組織検査の精密な結果はまだしばらくかかるようなのですが、執刀医の所見では悪いものではなさそうとのこと。

術後の経過は良く、6月末の抜糸を待つのみです。

(6月頭につけた梅シロップと梅干しが良い感じに熟してきました。嬉しい。)


少し遡って、4月の初めに健康診断を受けました。

フリーランスなので協会健保の健康診断を毎年受けているのですが、昨年タイミングを逃してしまい二年ぶりとなりました。

その結果が、梅雨入りの頃、A4サイズの白い封筒に入って届きました。

意気揚々と開いてみると「要観察」という診断が、胃腸と婦人科系の3項目に上がっていました。

ショックでした。

というのも健康には自信があり、これまで何も引っかかったことがなかったからです。

丈夫に産んでくれた両親に感謝するばかりですが、これまで心に留めていたでしょうか。
不安が押し寄せ所在なくなる私を、もう一人の私が冷静に見ているように感じました。

後日、健康診断を受けた病院にアポイントを取り、医者から直接説明を受けることができました。

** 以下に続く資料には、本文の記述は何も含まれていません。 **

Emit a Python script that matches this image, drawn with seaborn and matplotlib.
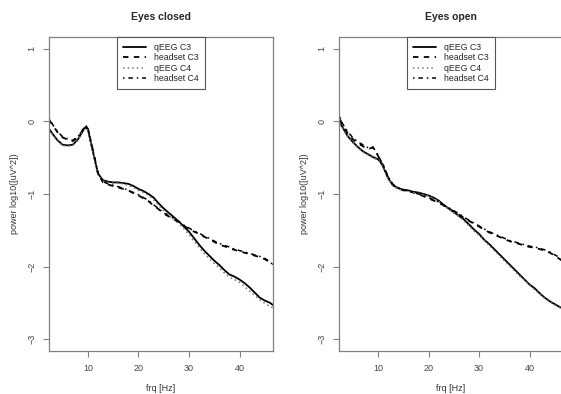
import pandas as pd
import seaborn as sns
import matplotlib.pyplot as plt

# frequency grids (Hz)
frq_closed = [2.3, 3, 4, 5, 6, 7, 8, 9, 9.5, 10, 11, 12, 13, 14, 15, 16, 17, 18, 19, 20,
              21, 22, 23, 24, 25, 26, 27, 28, 29, 30, 31, 32, 33, 34, 35, 36, 37, 38,
              39, 40, 41, 42, 43, 44, 45, 46, 46.6]
frq_open = [2.5, 3, 4, 5, 6, 7, 8, 9, 10, 10.5, 11, 12, 13, 14, 15, 16, 17, 18, 19, 20,
            21, 22, 23, 24, 25, 26, 27, 28, 29, 30, 31, 32, 33, 34, 35, 36, 37, 38,
            39, 40, 41, 42, 43, 44, 45, 46, 46.6]

# Eyes closed, log10 power
closed_qeeg_c3 = [-0.10, -0.17, -0.26, -0.32, -0.33, -0.32, -0.25, -0.13, -0.08, -0.11, -0.42, -0.72, -0.81,
                  -0.83, -0.84, -0.84, -0.85, -0.86, -0.89, -0.93, -0.96, -1.00, -1.05, -1.13, -1.20,
                  -1.26, -1.32, -1.38, -1.45, -1.52, -1.61, -1.70, -1.78, -1.85, -1.92, -1.98, -2.05,
                  -2.11, -2.14, -2.18, -2.23, -2.29, -2.36, -2.43, -2.47, -2.50, -2.53]
closed_headset_c3 = [0.03, -0.05, -0.15, -0.22, -0.25, -0.27, -0.22, -0.12, -0.06, -0.10, -0.40, -0.72, -0.84,
                     -0.87, -0.89, -0.91, -0.93, -0.95, -0.99, -1.02, -1.06, -1.10, -1.16, -1.21, -1.27,
                     -1.31, -1.35, -1.39, -1.44, -1.48, -1.52, -1.55, -1.59, -1.62, -1.66, -1.70, -1.72,
                     -1.75, -1.77, -1.79, -1.81, -1.83, -1.85, -1.87, -1.90, -1.94, -1.97]
closed_qeeg_c4 = [-0.11, -0.18, -0.27, -0.33, -0.34, -0.33, -0.26, -0.14, -0.09, -0.12, -0.43, -0.73, -0.82,
                  -0.84, -0.85, -0.85, -0.86, -0.88, -0.91, -0.95, -0.98, -1.02, -1.08, -1.16, -1.23,
                  -1.29, -1.35, -1.41, -1.48, -1.56, -1.65, -1.74, -1.82, -1.89, -1.96, -2.02, -2.09,
                  -2.15, -2.18, -2.22, -2.28, -2.34, -2.40, -2.46, -2.51, -2.55, -2.57]
closed_headset_c4 = [0.05, -0.04, -0.14, -0.21, -0.24, -0.26, -0.21, -0.11, -0.05, -0.09, -0.40, -0.71, -0.83,
                     -0.86, -0.88, -0.90, -0.92, -0.95, -0.98, -1.01, -1.05, -1.09, -1.15, -1.20, -1.26,
                     -1.30, -1.34, -1.38, -1.43, -1.47, -1.51, -1.54, -1.58, -1.61, -1.65, -1.68, -1.71,
                     -1.73, -1.76, -1.78, -1.80, -1.82, -1.84, -1.86, -1.89, -1.93, -1.98]

# Eyes open, log10 power
open_qeeg_c3 = [-0.02, -0.08, -0.20, -0.28, -0.35, -0.41, -0.45, -0.49, -0.52, -0.56, -0.62, -0.78, -0.88,
                -0.92, -0.94, -0.95, -0.97, -0.98, -1.00, -1.02, -1.05, -1.09, -1.15, -1.20, -1.25,
                -1.30, -1.35, -1.42, -1.49, -1.55, -1.63, -1.69, -1.76, -1.83, -1.90, -1.97, -2.04,
                -2.11, -2.18, -2.25, -2.30, -2.37, -2.43, -2.48, -2.52, -2.56, -2.58]
open_headset_c3 = [0.03, -0.05, -0.16, -0.24, -0.30, -0.34, -0.38, -0.36, -0.47, -0.54, -0.60, -0.77, -0.88,
                   -0.92, -0.95, -0.96, -0.98, -1.00, -1.03, -1.06, -1.09, -1.12, -1.16, -1.20, -1.24,
                   -1.28, -1.33, -1.37, -1.41, -1.45, -1.49, -1.53, -1.56, -1.59, -1.62, -1.65, -1.67,
                   -1.69, -1.71, -1.73, -1.74, -1.76, -1.78, -1.81, -1.85, -1.90, -1.93]
open_qeeg_c4 = [-0.03, -0.09, -0.21, -0.29, -0.36, -0.42, -0.46, -0.50, -0.53, -0.57, -0.63, -0.79, -0.89,
                -0.93, -0.95, -0.96, -0.98, -0.99, -1.01, -1.03, -1.06, -1.10, -1.16, -1.21, -1.26,
                -1.31, -1.37, -1.44, -1.51, -1.57, -1.64, -1.71, -1.78, -1.85, -1.92, -1.99, -2.06,
                -2.13, -2.19, -2.26, -2.32, -2.38, -2.44, -2.49, -2.53, -2.57, -2.59]
open_headset_c4 = [0.06, -0.03, -0.14, -0.22, -0.28, -0.32, -0.36, -0.35, -0.46, -0.53, -0.59, -0.76, -0.87,
                   -0.91, -0.94, -0.96, -0.98, -1.00, -1.02, -1.05, -1.08, -1.11, -1.15, -1.19, -1.23,
                   -1.27, -1.32, -1.36, -1.40, -1.44, -1.48, -1.52, -1.55, -1.58, -1.61, -1.64, -1.66,
                   -1.68, -1.70, -1.72, -1.73, -1.75, -1.77, -1.80, -1.84, -1.88, -1.92]

series_names = ["qEEG C3", "headset C3", "qEEG C4", "headset C4"]
x_ticks = [10, 20, 30, 40]
y_ticks = [-3, -2, -1, 0, 1]
titles = ["Eyes closed", "Eyes open"]

sns.set_style("ticks")
plt.rcParams['font.family'] = ['Liberation Sans', 'DejaVu Sans']

styles = {
    "qEEG C3": dict(color="black", lw=1.3, ls="-"),
    "headset C3": dict(color="black", lw=1.3, ls=(0, (3, 3))),
    "qEEG C4": dict(color="#777777", lw=1.1, ls=(0, (1, 2))),
    "headset C4": dict(color="black", lw=1.1, ls=(0, (1, 2.5, 3, 2.5))),
}

panels = [
    (frq_closed, [closed_qeeg_c3, closed_headset_c3, closed_qeeg_c4, closed_headset_c4]),
    (frq_open, [open_qeeg_c3, open_headset_c3, open_qeeg_c4, open_headset_c4]),
]

fig = plt.figure(figsize=(5.61, 3.94), dpi=100)
ax_pos = [[0.0873, 0.1091, 0.3993, 0.797], [0.6043, 0.1091, 0.3993, 0.797]]
spine_col = "#808080"

for i, (frq, vals) in enumerate(panels):
    ax = fig.add_axes(ax_pos[i])
    for name, v in zip(series_names, vals):
        df = pd.DataFrame({"frq": frq, "power": v})
        sns.lineplot(data=df, x="frq", y="power", ax=ax, label=name, **styles[name])
    ax.set_xlim(2.3, 46.6)
    ax.set_ylim(-3.165, 1.165)
    ax.set_xticks(x_ticks)
    ax.set_yticks(y_ticks)
    ax.set_yticklabels([str(t).replace("-", "\u2212") for t in y_ticks], rotation=90, va="center")
    ax.tick_params(axis="both", labelsize=6.5, colors=spine_col, labelcolor="#444444",
                   length=4, width=0.8, pad=5)
    for s in ax.spines.values():
        s.set_color(spine_col)
        s.set_linewidth(0.9)
    ax.set_xlabel("frq [Hz]", fontsize=6.5, color="#333333", labelpad=8)
    ax.set_ylabel("power log10([uV^2])", fontsize=6.5, color="#333333", labelpad=6)
    ax.set_title(titles[i], fontsize=7.5, fontweight="bold", pad=12)
    leg = ax.legend(loc="upper center", fontsize=6.3, fancybox=False, framealpha=1,
                    edgecolor="#555555", handlelength=2.6, borderpad=0.7,
                    labelspacing=0.15, handletextpad=0.9, borderaxespad=0)
    leg.get_frame().set_linewidth(0.8)

fig.savefig("out.png", dpi=100)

40代ぐらいの丸いメガネをかけた、ふくよかな女医さんでした。

私は随分と深刻な顔をしていたのでしょうか。
開口一番「全然、心配ないわよ〜」と一笑されました。

「でも・・・」と言いかけたものの、女医さんは私の言葉を待たずに説明をはじめました。

「あなた今年40でしょう。
これからはね、ちっちゃなポリープとかのう胞とかね検査すると大体こういうの出てくるの。
健康診断は早期発見と意識向上のために、少し厳しめな見せ方をしているけれど、定期的に様子見ながら付き合ってくしかないのよ。
本当に深刻なものの可能性があれば、病院からすぐに精密検査しなさいって通知が届くから。
はい、大丈夫。また来年、健康診断受けてくださいね。」

私は心底ホッとして、肩の力がするすると抜けていきました。

と同時に40歳になるという肉体的変化を、いやが応にも感じていました。

今までなら悪いところが見つかっても、すぐに治すことができたのです。病気も傷も。
そして、まっさらな自分に戻って次の日が始まりました。

ニキビや発疹だって今までもあったけれど、半年も治らないなんてことはありませんでした。

風邪なら1〜2日寝ていれば、何も引きずることなくころっと元気になりました。

でも今はどうでしょう。風邪が治っても、咳だけ1ヶ月引きずるとか、なんとなくだるさが抜けない、なんてことが増えてきたように思います。

これからは、
治すではなく、付き合っていく
そんな段階に入っていくのだなと思いました。

病院の診察室から出ると、待ち合いに座る人たちが目に入りました。
慣れた様子の方もたくさんいます。長く通っているのだろうなと思いました。


沢村貞子さんのエッセイに印象的な一文があります。

自分のことをよく知って、だましたりすかしたりしなきゃあね。
手入れしながら、繕いながらでも、結構持ってますよ。

まさに「自分のことを手入れしながら繕いながら生きていく」ということなのですが、正直これまであまりピンときていませんでした。

しかし今回の手術や健康診断があって、初めて自分ごととして深く腹に落ちる感覚がありました。

病気や傷に象徴されるように、自分との付き合い方そのものが変わっていくのでしょう。

治そう、取り除こうと躍起になるのではなく、焦らず、ゆっくり、長い目で、自分を見ていく必要があるのかもしれません。

落ち込んでいても仕方ありません。上手に自分の機嫌をとって、取り繕う過程にも喜びを見出して、前に進んでいきたいものです。

ふと、夕暮れに惹かれるのは、肉体的な変化が関係があるのかもしれないと思いました。

朝日や夏の日差しを嬉しく思うことはあっても、暮れていくものをジーっと見つめることはなかったからです。

心惹かれる景色が変わるように、自分自身も変わっていきます。